Bats Day at Disneyland is one of the many yearly traditions I partake in. It's pretty much on the same scale as Christmas and my birthday. That said, I was very happy to have "celebrated" it this year with a few good friends and some happy haunts.

In an effort to make this post bicycle-related, I happened upon this "poster" in New Orleans Square at about midnight, just before wandering over to Main Street, U.S.A., for some ice cream and a few moments in the cinema:

If you're unaware of how Cycles Brion came to be, here's an excerpt from the history of Olivia Brion, suffragette and inspiration behind Brion bicycles and interestingly, Heron Lake Winery (no, I don't digress; take in your your history lesson):

Ancestry of Olivia Brion: How Cycles Brion Came to Be

During the high Middle Ages, three vineyards at the edge of the city of Bordeaux achieved fame for the exquisite quality of their red wines: Haut-Brion just north of the Pessac road, Laville Haut-Brion a quarter-mile to the south, and, between them, Basse-Brion. For fifteen generations these vineyards were lovingly cared for by the two branches of the Brion family– until the 1870s when the terrible advent of Phylloxera threatened to end forever this tradition of greatness.

The Haut-Brions dug in their heels: they mortgaged their chateaux to the hilt, tore out all their precious (but dying) vines, and replanted with the new American rootstock. Slowly they were able to restore their vineyards and winemaking.

Comte Pierre Gilles-Gascon de Blanquefort de la Basse-Brion [...] changed his name to Peter Brion and moved to Paris, where he invested the £200 in the new technology of bicycle making. His "farthing-penny" design did not sell well, and the disconsolate Peter declined into days of absinthe at the Lapin Agile. His daughter Mercedes took over the business and created a woman-friendly design with herself as model. This was a runaway success and restored the family fortune, paving the way for the even more brilliant success of Olivia Brion in the next generation.

Well, would you look at that; you learned something today, as did I. Let's pat ourselves on the backs, shall we?

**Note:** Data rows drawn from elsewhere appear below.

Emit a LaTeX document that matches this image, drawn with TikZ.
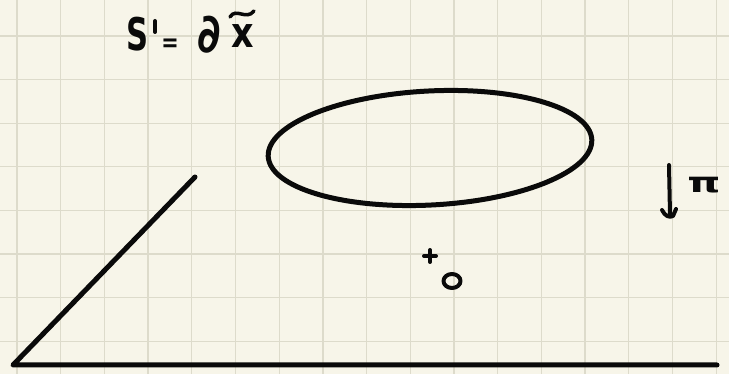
\documentclass[tikz,border=0pt]{standalone}
\usepackage{fontspec}
\setmainfont{DejaVu Sans}
\usetikzlibrary{shapes.geometric}
\definecolor{paper}{HTML}{F7F5E9}
\definecolor{gridc}{HTML}{DDDBCB}
\definecolor{ink}{HTML}{0A0A0A}
\begin{document}
\begin{tikzpicture}[x=1pt,y=-1pt,
  pen/.style={draw=ink,line width=5pt,line cap=round,line join=round},
  thinpen/.style={draw=ink,line width=4pt,line cap=round,line join=round},
  glyph/.style={text=ink,inner sep=0pt,anchor=base}]
\fill[paper] (0,0) rectangle (729,374);
\useasboundingbox (0,0) rectangle (729,374);
% grid
\foreach \i in {0,...,16} {\draw[gridc,line width=1.3pt] ({17+43.7*\i},0) -- ({17+43.7*\i},374);}
\foreach \j in {0,...,7} {\draw[gridc,line width=1.3pt] (0,{36+43.6*\j}) -- (729,{36+43.6*\j});}
% label  S' = dx~
\node[glyph,xscale=0.68,font=\bfseries\fontsize{45}{45}\selectfont] (s) at (138,51) {S};
\coordinate (p1) at (155,21);
\coordinate (p2) at (155,32);
\draw[draw=ink,line width=4pt,line cap=round] (p1) -- (p2);
\node[glyph,xscale=0.8,font=\bfseries\fontsize{26}{26}\selectfont] (eq) at (170,52) {=};
\node[glyph,xscale=0.8,font=\bfseries\fontsize{54}{54}\selectfont] (d) at (209,53) {∂};
\node[glyph,xscale=0.83,font=\bfseries\fontsize{42}{42}\selectfont] (x) at (243,48) {x};
\coordinate (t1) at (230,17);
\coordinate (t2) at (254,11);
\draw[draw=ink,line width=3.5pt,line cap=round] (t1) .. controls (236,7) and (246,21) .. (t2);
% axes
\coordinate (corner) at (13,365);
\coordinate (diagend) at (195,177);
\coordinate (baseend) at (717,365);
\draw[pen] (diagend) -- (corner) -- (baseend);
% ellipse
\node[pen,ellipse,draw,minimum width=324pt,minimum height=114pt,rotate=3,inner sep=0pt] (ell) at (430,148) {};
% arrow pi
\coordinate (atop) at (669,165);
\coordinate (abot) at (670,214);
\draw[thinpen] (atop) -- (abot);
\draw[thinpen] (662,210) .. controls (665,216) and (669,218) .. (673,216) -- (676,209);
\node[glyph,xscale=1.5,font=\bfseries\fontsize{28}{28}\selectfont] (pi) at (704,193) {π};
% plus and o
\coordinate (plus) at (430,256);
\draw[thinpen] ([xshift=-6pt]plus) -- ([xshift=6pt]plus);
\draw[thinpen] ([yshift=-6pt]plus) -- ([yshift=6pt]plus);
\coordinate (o) at (452,281);
\draw[thinpen] (o) ellipse (8.5pt and 7pt);
\end{tikzpicture}
\end{document}
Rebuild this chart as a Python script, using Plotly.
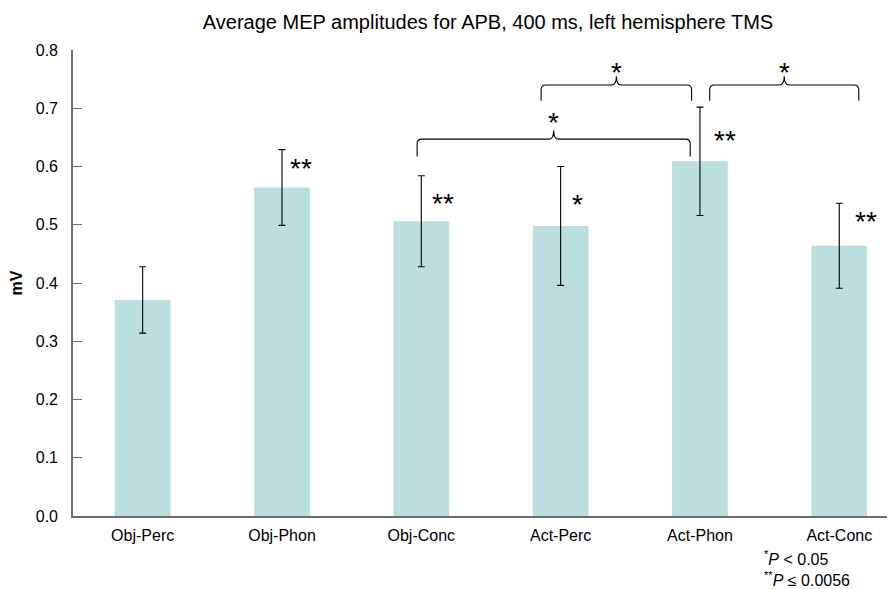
import plotly.graph_objects as go

categories = ["Obj-Perc", "Obj-Phon", "Obj-Conc", "Act-Perc", "Act-Phon", "Act-Conc"]
means = [0.371, 0.564, 0.506, 0.498, 0.609, 0.464]
errors = [0.057, 0.065, 0.078, 0.102, 0.093, 0.073]
bar_stars = ["", "**", "**", "*", "**", "**"]
star_x = [0, 1.045, 2.06, 3.07, 4.09, 5.10]
star_y = [0, 0.596, 0.536, 0.534, 0.644, 0.506]

# comparison brackets: (x start, x end, bracket level, end level, label)
brackets = [
    (1.97, 3.93, 0.647, 0.617, "*"),
    (2.86, 3.94, 0.740, 0.713, "*"),
    (4.07, 5.14, 0.740, 0.713, "*"),
]
bracket_star_y = [0.676, 0.762, 0.762]

x = list(range(len(categories)))
FONT = "Arial, Liberation Sans, sans-serif"

fig = go.Figure()
fig.add_trace(go.Bar(
    x=x, y=means, width=0.4,
    marker=dict(color="rgb(187,222,222)", line=dict(width=0)),
    error_y=dict(type="data", array=errors, visible=True, color="black",
                 thickness=1.1, width=3.5),
    showlegend=False,
))

annotations = []
for i, s in enumerate(bar_stars):
    if s:
        annotations.append(dict(x=star_x[i], y=star_y[i], text=s, xref="x", yref="y",
                                showarrow=False, xanchor="left", yanchor="middle",
                                font=dict(size=28, color="black", family=FONT)))

shapes = []
for k, (x0, x1, yh, ye, lab) in enumerate(brackets):
    xc = (x0 + x1) / 2
    dx = 0.035
    cy = 0.008
    dy = 0.015
    path = (f"M {x0},{ye} L {x0},{yh-cy} Q {x0},{yh} {x0+dx},{yh} "
            f"L {xc-dx},{yh} Q {xc},{yh} {xc},{yh+dy} "
            f"Q {xc},{yh} {xc+dx},{yh} "
            f"L {x1-dx},{yh} Q {x1},{yh} {x1},{yh-cy} L {x1},{ye}")
    shapes.append(dict(type="path", path=path, xref="x", yref="y",
                       line=dict(color="black", width=1.1)))
    annotations.append(dict(x=xc, y=bracket_star_y[k], text=lab, xref="x", yref="y",
                            showarrow=False, xanchor="center", yanchor="middle",
                            font=dict(size=28, color="black", family=FONT)))

annotations.append(dict(xref="paper", yref="paper", x=0.838, y=-0.161,
                        text="<sup>*</sup><i>P</i> < 0.05<br><sup>**</sup><i>P</i> ≤ 0.0056",
                        showarrow=False, xanchor="left", yanchor="bottom", align="left",
                        font=dict(size=16, color="black", family=FONT)))

fig.update_layout(
    width=887, height=581,
    margin=dict(l=65, r=0, t=42, b=73, pad=0),
    paper_bgcolor="white", plot_bgcolor="white",
    title=dict(text="Average MEP amplitudes for APB, 400 ms, left hemisphere TMS",
               x=480 / 887, xanchor="center", y=1 - 14 / 581, yanchor="middle",
               font=dict(size=20, color="black", family=FONT)),
    xaxis=dict(range=[-0.5, 5.4], tickmode="array", tickvals=x, ticktext=categories,
               showline=True, linecolor="#6e6e6e", linewidth=1.6, ticks="",
               showgrid=False, zeroline=False, ticklabelstandoff=4,
               tickfont=dict(size=16, color="black", family=FONT)),
    yaxis=dict(range=[0, 0.8], tickvals=[0, 0.1, 0.2, 0.3, 0.4, 0.5, 0.6, 0.7, 0.8],
               tickformat=".1f", showline=True, linecolor="#6e6e6e", linewidth=1.6,
               ticks="inside", ticklen=9, tickcolor="#6e6e6e", showgrid=False,
               zeroline=False, ticklabelstandoff=10,
               title=dict(text="<b>mV</b>", standoff=14,
                          font=dict(size=16, color="black", family=FONT)),
               tickfont=dict(size=16, color="black", family=FONT)),
    shapes=shapes, annotations=annotations,
)

fig.write_html("out.html")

Anyway, Bats Day. I really liked my outfit this year:

And these were just a few fun photos in general (I stayed until far after closing, when there were absolutely no crowds);

Silly, but whatever. It's possible that more will surface, with crowds donned in all sorts of expressive attire.

I mentioned some time ago that I'd eventually make a point to bicycle to Disneyland one of these days... perhaps this summer. Oh, bicycle fever. We all could stand to "suffer" from it - just a little bit.

Time to fall into bed. Every cyclist must have their sleep.